Alliant FX/40 Fortran Code and Analysis of Parallelism for the Explicit Finite Difference Algorithm.
Alliant FX/Fortran Compiler V4.2.40 (2.24D41) 23 Mar 1994 15:48:49 Page 1
Source Listing of /usr/users/faculty/white/ma673.dir/heatp.f
1 Program heat
2 dimension u(512,80),index(3,2)
3 real tt1(2),tt2(2)
4 n = 510
5 index(1,1) = 2
6 index(1,2) = n/2
7 index(2,1) = index(1,2) + 1
8 index(2,2) = n
9 maxit = 30
10 f = 1.0
11 kappa = .001
12 dt = 5
13 dx = .1
14 alpha = kappa*dt/(dx*dx)
15 do 10 k = 1,maxit
16 do 12 i = 1,n+1
17 u(i,k) = 0.0
18 12 continue
19 10 continue
20 tbegin = etime(tt1)
21 do 20 k = 1,maxit
22 cvd$l concur
23 cvd$l nodepchk
24 do 25 ipar=1,2
25 cvd$l vector
26 cvd$l nodepchk
27 do 30 i = index(ipar,1),index(ipar,2)
28 u(i,k+1) = dt*f + alpha*(u(i-1,k) + u(i+1,k)) +
29 $ (1 - .2*dt - 2*alpha)*u(i,k)
30 30 continue
31 25 continue
32 20 continue
33 tend = etime(tt2)
34 print*, 'time =', tend - tbegin
35 stop
36 end
Alliant FX/Fortran Compiler V4.2.40 (2.24D41) 23 Mar 1994 15:48:49 Page 2
Source Listing of /usr/users/faculty/white/ma673.dir/heatp.f
------------------- LOOP SUMMARY FOR ROUTINE HEAT -------------------
LABEL INDEX START END NEST COMMENT CD? DP? ITERATIONS
10 K 15 19 1 CONCURRENT OUTER 30
12 I 16 18 2 VECTORIZED 511
20 K 21 32 1 NOT CHOSEN 30
25 IPAR 24 31 2 CONCURRENT OUTER 2
30 I 27 30 3 VECTORIZED
2 VECTOR 0 CONCURRENT 0 VECT-CONCR 2 CON. OUTER
1 NOT OPTMZD 0 NOT INNER 0 TOO SHORT 0 DEPENDENT
5 TOTAL 5 EXAMINED 4 OPTIMIZED
In order to see the effect of concurrent and vector calculations, we did four runs which are recorded in the table below.
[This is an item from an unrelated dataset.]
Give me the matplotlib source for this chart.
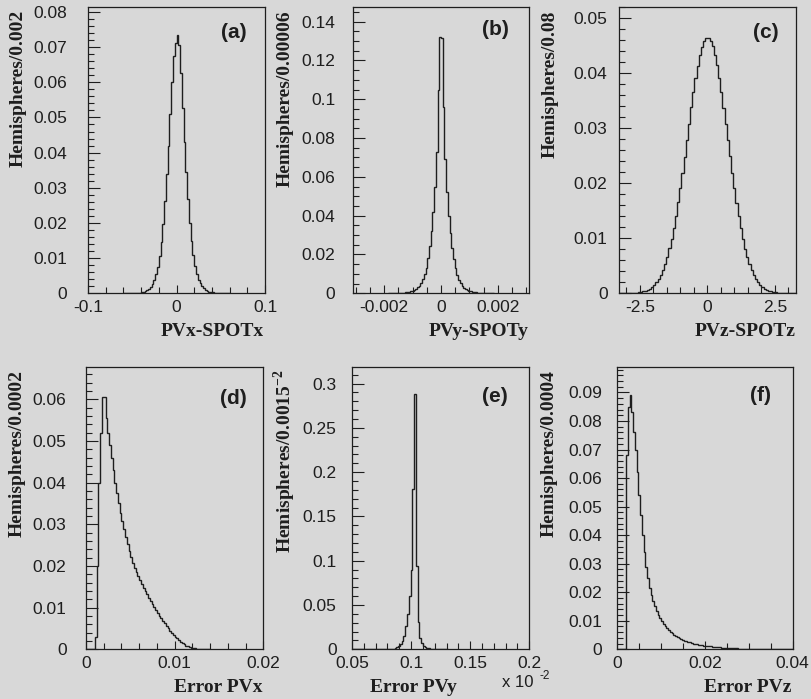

The serial mode is done by turning off both concurrent and vector computations: use noconcur and novector. The remaining three calculations can be done by the appropriate use of noconcur, concur, novector and vector. The ideal speedup for concurrent calculations is two because the computer has two processors. The ideal speedup for vectorization is four because the vector pipelines of this computer have four segments. In both calculations, we came fairly close. Larger problems (larger n) will increase the speedups. Also, one can combine concurrent and vector computations for at most a speedup of eight; we got about six for this particular problem.
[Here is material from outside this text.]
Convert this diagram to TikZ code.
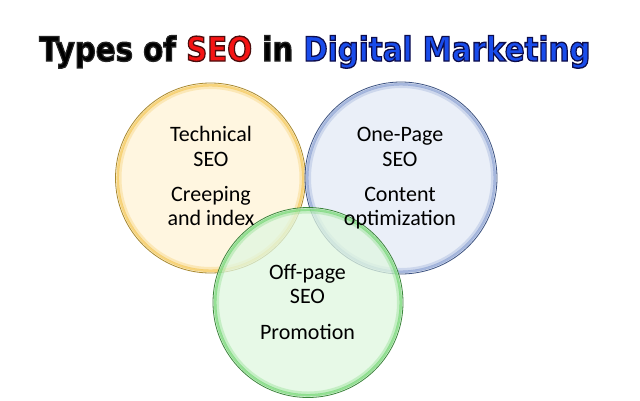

| Table: Effect of Vector/Multiprocessing | |
| Compiler Option | Execution Times (10-3 sec.) |
|---|---|
| Serial | 38.7 |
| Concurrent, 2 processors | 20.4 |
| Vector, 1 processor | 10.8 |
| Concurrent/Vector, 2 processors | 6.5 |
The effective use of vector pipelines and multiprocessing computers will depend on the particular code being executed. There must exist independent calculations within the code. Some computer codes have a large number of independent parts and some have almost none. The use of timing models can give insight to possible performance of codes. Also, some codes can be restructured to have more independent parts.
The modified heat transfer problem for the thin wire resulted in a more restrictive stability condition on the time step. In this case, this restriction was not too severe as the problem reached the steady state solution very quickly. However, if the surrounding temperature is a function of time, this may not happen over such a short time interval. Many computer simulations range over periods of years. In such cases these restrictions on the time step may be too severe. Later we will describe alternative methods to the explicit time discretization.